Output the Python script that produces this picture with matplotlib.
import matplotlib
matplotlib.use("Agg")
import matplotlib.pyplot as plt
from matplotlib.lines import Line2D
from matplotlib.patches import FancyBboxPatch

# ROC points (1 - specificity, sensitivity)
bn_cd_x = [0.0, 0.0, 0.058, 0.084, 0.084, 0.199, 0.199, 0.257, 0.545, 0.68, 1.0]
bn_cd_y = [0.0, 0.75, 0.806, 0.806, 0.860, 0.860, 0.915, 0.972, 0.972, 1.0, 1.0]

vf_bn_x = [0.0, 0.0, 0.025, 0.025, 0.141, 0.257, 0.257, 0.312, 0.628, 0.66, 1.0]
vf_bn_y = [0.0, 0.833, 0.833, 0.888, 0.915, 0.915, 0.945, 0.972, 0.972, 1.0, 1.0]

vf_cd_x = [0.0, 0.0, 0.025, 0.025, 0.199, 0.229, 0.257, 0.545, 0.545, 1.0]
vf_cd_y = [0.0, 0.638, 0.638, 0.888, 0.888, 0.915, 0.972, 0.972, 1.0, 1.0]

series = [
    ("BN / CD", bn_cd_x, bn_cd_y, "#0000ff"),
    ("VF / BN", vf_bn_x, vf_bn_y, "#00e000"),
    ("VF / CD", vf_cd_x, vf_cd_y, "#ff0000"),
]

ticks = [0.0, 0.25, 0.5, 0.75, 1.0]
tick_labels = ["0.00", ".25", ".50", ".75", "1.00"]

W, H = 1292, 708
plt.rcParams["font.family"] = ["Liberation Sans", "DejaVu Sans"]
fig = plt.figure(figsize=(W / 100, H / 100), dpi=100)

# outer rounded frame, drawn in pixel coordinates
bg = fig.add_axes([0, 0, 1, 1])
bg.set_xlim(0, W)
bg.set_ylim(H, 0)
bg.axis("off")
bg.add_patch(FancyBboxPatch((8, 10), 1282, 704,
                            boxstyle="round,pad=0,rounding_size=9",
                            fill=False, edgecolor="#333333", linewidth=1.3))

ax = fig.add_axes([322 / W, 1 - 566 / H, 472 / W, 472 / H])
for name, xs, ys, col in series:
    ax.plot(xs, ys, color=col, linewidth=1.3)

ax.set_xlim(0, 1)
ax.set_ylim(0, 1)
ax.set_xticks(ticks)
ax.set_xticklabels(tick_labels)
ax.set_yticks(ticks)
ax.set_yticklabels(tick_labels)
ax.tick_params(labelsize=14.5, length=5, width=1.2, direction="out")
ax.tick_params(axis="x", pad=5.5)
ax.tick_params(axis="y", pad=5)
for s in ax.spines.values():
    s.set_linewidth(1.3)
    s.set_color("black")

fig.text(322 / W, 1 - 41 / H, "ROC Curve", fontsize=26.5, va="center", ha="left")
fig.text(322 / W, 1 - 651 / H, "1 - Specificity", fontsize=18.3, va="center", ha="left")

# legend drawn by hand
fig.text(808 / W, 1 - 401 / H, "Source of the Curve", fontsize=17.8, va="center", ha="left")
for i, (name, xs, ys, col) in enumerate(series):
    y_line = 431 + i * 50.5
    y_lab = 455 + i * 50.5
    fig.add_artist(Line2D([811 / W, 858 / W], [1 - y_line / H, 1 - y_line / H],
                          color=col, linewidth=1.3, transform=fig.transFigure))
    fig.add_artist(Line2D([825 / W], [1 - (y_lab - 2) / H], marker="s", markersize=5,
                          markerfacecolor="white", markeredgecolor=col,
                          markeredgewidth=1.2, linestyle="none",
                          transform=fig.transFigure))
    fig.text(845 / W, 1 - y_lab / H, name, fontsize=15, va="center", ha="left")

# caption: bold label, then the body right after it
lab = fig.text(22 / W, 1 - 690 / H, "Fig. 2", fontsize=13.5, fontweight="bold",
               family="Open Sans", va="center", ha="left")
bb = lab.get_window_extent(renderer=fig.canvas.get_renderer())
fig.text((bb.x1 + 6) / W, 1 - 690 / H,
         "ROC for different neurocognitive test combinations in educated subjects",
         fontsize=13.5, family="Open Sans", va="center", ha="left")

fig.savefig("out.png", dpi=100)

[EXERCISE INSTRUCTIONS] Repeat exactly, please, each line from the beginning of the data through the line with "0.860, 0.915, 0.972, 0.972, 1.0, 1.0]" in it, and only those lines.

[OUTPUT OF THE TASK]
Output the Python script that produces this picture with matplotlib.
import matplotlib
matplotlib.use("Agg")
import matplotlib.pyplot as plt
from matplotlib.lines import Line2D
from matplotlib.patches import FancyBboxPatch

# ROC points (1 - specificity, sensitivity)
bn_cd_x = [0.0, 0.0, 0.058, 0.084, 0.084, 0.199, 0.199, 0.257, 0.545, 0.68, 1.0]
bn_cd_y = [0.0, 0.75, 0.806, 0.806, 0.860, 0.860, 0.915, 0.972, 0.972, 1.0, 1.0]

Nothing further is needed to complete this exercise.